The recovery of imports was also facilitated by the preservation of a stronger ruble compared to the same period in 2021, which made these imports much cheaper for Russians. The real effective ruble exchange rate rose by 33% y/y in 4Q22 against a gain of 46% y/y in 3Q22.
“At the same time, unilateral restrictive measures by individual states and the withdrawal of foreign companies from the Russian market, as well as problems with payments and logistics, continued to exert downward pressure on imports,” the CBR reports.
Current account balance
The positive balance of the financial account in the fourth quarter of 2022 was $30bn. It was noticeably lower than in the previous quarter ($45bn) as well as in the fourth quarter of 2021 ($48bn).

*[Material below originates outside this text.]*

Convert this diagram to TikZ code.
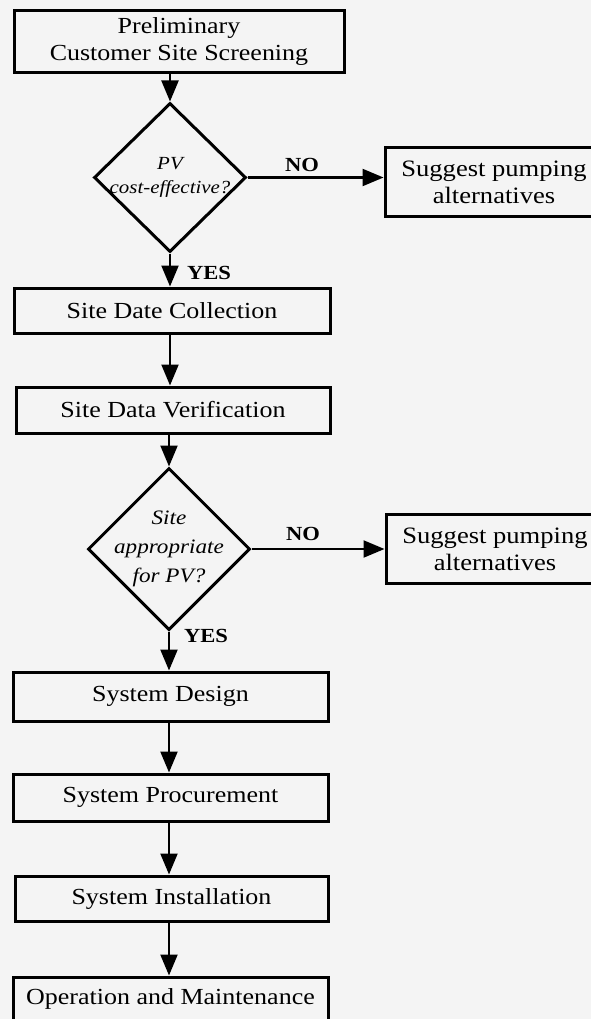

Net lending to the rest of the world was carried out mainly in the form of an accelerated decline in external liabilities, which were down by $23bn in 4Q22 after a decrease of $3bn in 3Q 2022. In the fourth quarter of 2021, there was a net increase in foreign liabilities by $3bn.
Foreign asset growth was $7bn in 4Q22 (vs 4Q21 of $51bn). Overall, in 2022, the positive financial account balance was $223bn (vs 2021: $122bn).
It was formed in 2022 both by an increase in foreign assets (+$107bn) and a reduction in foreign liabilities (-$116bn), including due to the withdrawal of non-residents from the capital of Russian companies and the repayment of foreign debt non-financial enterprises.
The volume of international reserves for the fourth quarter of 2022 increased to $582bn as of January 1, 2023 (as of October 1, 2022: $541bn). The change is due to the revaluation of foreign exchange assets and gold when the US dollar weakens on the world market.